> _TASK BRIEF_
Transcribe the material in full, exactly as written.

____________

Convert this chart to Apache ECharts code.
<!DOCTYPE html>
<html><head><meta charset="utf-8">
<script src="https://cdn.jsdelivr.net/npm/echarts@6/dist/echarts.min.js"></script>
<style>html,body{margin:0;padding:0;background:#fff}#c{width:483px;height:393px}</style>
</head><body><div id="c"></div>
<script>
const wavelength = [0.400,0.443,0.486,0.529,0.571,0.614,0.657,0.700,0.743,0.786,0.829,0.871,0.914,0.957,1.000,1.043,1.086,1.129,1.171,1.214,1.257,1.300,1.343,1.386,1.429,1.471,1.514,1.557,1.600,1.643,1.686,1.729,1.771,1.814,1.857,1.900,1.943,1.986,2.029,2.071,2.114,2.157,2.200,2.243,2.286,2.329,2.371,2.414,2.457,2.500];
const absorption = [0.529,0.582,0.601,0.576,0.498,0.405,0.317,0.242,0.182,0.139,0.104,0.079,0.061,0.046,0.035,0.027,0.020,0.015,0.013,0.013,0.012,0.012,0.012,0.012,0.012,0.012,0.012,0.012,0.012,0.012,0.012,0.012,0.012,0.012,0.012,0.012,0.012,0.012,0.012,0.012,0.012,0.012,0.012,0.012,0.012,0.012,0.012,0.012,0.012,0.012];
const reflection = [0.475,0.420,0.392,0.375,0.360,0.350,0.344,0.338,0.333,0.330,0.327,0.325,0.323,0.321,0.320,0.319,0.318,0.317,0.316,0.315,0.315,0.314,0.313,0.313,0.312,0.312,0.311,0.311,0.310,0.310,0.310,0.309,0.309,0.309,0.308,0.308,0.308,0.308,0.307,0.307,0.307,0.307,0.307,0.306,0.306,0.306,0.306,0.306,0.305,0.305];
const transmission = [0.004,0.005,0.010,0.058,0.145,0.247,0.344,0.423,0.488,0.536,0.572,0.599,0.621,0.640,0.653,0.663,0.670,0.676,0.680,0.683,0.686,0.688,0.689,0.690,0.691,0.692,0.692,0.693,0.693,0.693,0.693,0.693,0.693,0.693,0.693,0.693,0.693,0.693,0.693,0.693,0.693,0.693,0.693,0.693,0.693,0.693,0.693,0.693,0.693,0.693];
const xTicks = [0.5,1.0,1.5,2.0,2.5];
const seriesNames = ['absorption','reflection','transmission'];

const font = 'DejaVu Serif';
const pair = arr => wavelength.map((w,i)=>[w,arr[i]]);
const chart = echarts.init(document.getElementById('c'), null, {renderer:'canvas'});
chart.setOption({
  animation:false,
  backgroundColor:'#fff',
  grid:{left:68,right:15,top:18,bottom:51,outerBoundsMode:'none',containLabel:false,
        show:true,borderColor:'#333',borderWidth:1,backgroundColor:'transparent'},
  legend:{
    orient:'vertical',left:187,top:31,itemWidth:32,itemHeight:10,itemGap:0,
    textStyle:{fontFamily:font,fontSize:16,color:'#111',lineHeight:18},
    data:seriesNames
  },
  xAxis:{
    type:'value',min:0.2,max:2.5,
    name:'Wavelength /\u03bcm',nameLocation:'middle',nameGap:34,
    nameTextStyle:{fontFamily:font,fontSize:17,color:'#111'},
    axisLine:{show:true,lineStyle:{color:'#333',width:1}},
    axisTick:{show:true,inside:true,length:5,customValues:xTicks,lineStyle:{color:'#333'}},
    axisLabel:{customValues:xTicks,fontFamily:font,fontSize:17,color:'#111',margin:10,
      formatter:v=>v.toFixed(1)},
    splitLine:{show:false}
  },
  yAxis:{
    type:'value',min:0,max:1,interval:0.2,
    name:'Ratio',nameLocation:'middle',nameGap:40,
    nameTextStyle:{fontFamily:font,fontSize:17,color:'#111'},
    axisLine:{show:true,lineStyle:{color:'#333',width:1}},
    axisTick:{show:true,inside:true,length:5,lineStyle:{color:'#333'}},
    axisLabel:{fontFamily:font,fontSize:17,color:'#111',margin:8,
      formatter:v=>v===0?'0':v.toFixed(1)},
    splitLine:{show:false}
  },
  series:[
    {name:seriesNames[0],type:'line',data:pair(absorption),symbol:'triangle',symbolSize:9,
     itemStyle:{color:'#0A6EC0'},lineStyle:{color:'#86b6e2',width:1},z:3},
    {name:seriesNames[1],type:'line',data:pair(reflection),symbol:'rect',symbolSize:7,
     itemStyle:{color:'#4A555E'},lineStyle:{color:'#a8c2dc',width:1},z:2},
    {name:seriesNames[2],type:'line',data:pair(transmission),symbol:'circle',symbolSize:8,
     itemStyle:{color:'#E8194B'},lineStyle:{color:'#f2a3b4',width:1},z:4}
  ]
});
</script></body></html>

____________

> _PROBLEM SOLUTION_
Convert this chart to Apache ECharts code.
<!DOCTYPE html>
<html><head><meta charset="utf-8">
<script src="https://cdn.jsdelivr.net/npm/echarts@6/dist/echarts.min.js"></script>
<style>html,body{margin:0;padding:0;background:#fff}#c{width:483px;height:393px}</style>
</head><body><div id="c"></div>
<script>
const wavelength = [0.400,0.443,0.486,0.529,0.571,0.614,0.657,0.700,0.743,0.786,0.829,0.871,0.914,0.957,1.000,1.043,1.086,1.129,1.171,1.214,1.257,1.300,1.343,1.386,1.429,1.471,1.514,1.557,1.600,1.643,1.686,1.729,1.771,1.814,1.857,1.900,1.943,1.986,2.029,2.071,2.114,2.157,2.200,2.243,2.286,2.329,2.371,2.414,2.457,2.500];
const absorption = [0.529,0.582,0.601,0.576,0.498,0.405,0.317,0.242,0.182,0.139,0.104,0.079,0.061,0.046,0.035,0.027,0.020,0.015,0.013,0.013,0.012,0.012,0.012,0.012,0.012,0.012,0.012,0.012,0.012,0.012,0.012,0.012,0.012,0.012,0.012,0.012,0.012,0.012,0.012,0.012,0.012,0.012,0.012,0.012,0.012,0.012,0.012,0.012,0.012,0.012];
const reflection = [0.475,0.420,0.392,0.375,0.360,0.350,0.344,0.338,0.333,0.330,0.327,0.325,0.323,0.321,0.320,0.319,0.318,0.317,0.316,0.315,0.315,0.314,0.313,0.313,0.312,0.312,0.311,0.311,0.310,0.310,0.310,0.309,0.309,0.309,0.308,0.308,0.308,0.308,0.307,0.307,0.307,0.307,0.307,0.306,0.306,0.306,0.306,0.306,0.305,0.305];
const transmission = [0.004,0.005,0.010,0.058,0.145,0.247,0.344,0.423,0.488,0.536,0.572,0.599,0.621,0.640,0.653,0.663,0.670,0.676,0.680,0.683,0.686,0.688,0.689,0.690,0.691,0.692,0.692,0.693,0.693,0.693,0.693,0.693,0.693,0.693,0.693,0.693,0.693,0.693,0.693,0.693,0.693,0.693,0.693,0.693,0.693,0.693,0.693,0.693,0.693,0.693];
const xTicks = [0.5,1.0,1.5,2.0,2.5];
const seriesNames = ['absorption','reflection','transmission'];

const font = 'DejaVu Serif';
const pair = arr => wavelength.map((w,i)=>[w,arr[i]]);
const chart = echarts.init(document.getElementById('c'), null, {renderer:'canvas'});
chart.setOption({
  animation:false,
  backgroundColor:'#fff',
  grid:{left:68,right:15,top:18,bottom:51,outerBoundsMode:'none',containLabel:false,
        show:true,borderColor:'#333',borderWidth:1,backgroundColor:'transparent'},
  legend:{
    orient:'vertical',left:187,top:31,itemWidth:32,itemHeight:10,itemGap:0,
    textStyle:{fontFamily:font,fontSize:16,color:'#111',lineHeight:18},
    data:seriesNames
  },
  xAxis:{
    type:'value',min:0.2,max:2.5,
    name:'Wavelength /\u03bcm',nameLocation:'middle',nameGap:34,
    nameTextStyle:{fontFamily:font,fontSize:17,color:'#111'},
    axisLine:{show:true,lineStyle:{color:'#333',width:1}},
    axisTick:{show:true,inside:true,length:5,customValues:xTicks,lineStyle:{color:'#333'}},
    axisLabel:{customValues:xTicks,fontFamily:font,fontSize:17,color:'#111',margin:10,
      formatter:v=>v.toFixed(1)},
    splitLine:{show:false}
  },
  yAxis:{
    type:'value',min:0,max:1,interval:0.2,
    name:'Ratio',nameLocation:'middle',nameGap:40,
    nameTextStyle:{fontFamily:font,fontSize:17,color:'#111'},
    axisLine:{show:true,lineStyle:{color:'#333',width:1}},
    axisTick:{show:true,inside:true,length:5,lineStyle:{color:'#333'}},
    axisLabel:{fontFamily:font,fontSize:17,color:'#111',margin:8,
      formatter:v=>v===0?'0':v.toFixed(1)},
    splitLine:{show:false}
  },
  series:[
    {name:seriesNames[0],type:'line',data:pair(absorption),symbol:'triangle',symbolSize:9,
     itemStyle:{color:'#0A6EC0'},lineStyle:{color:'#86b6e2',width:1},z:3},
    {name:seriesNames[1],type:'line',data:pair(reflection),symbol:'rect',symbolSize:7,
     itemStyle:{color:'#4A555E'},lineStyle:{color:'#a8c2dc',width:1},z:2},
    {name:seriesNames[2],type:'line',data:pair(transmission),symbol:'circle',symbolSize:8,
     itemStyle:{color:'#E8194B'},lineStyle:{color:'#f2a3b4',width:1},z:4}
  ]
});
</script></body></html>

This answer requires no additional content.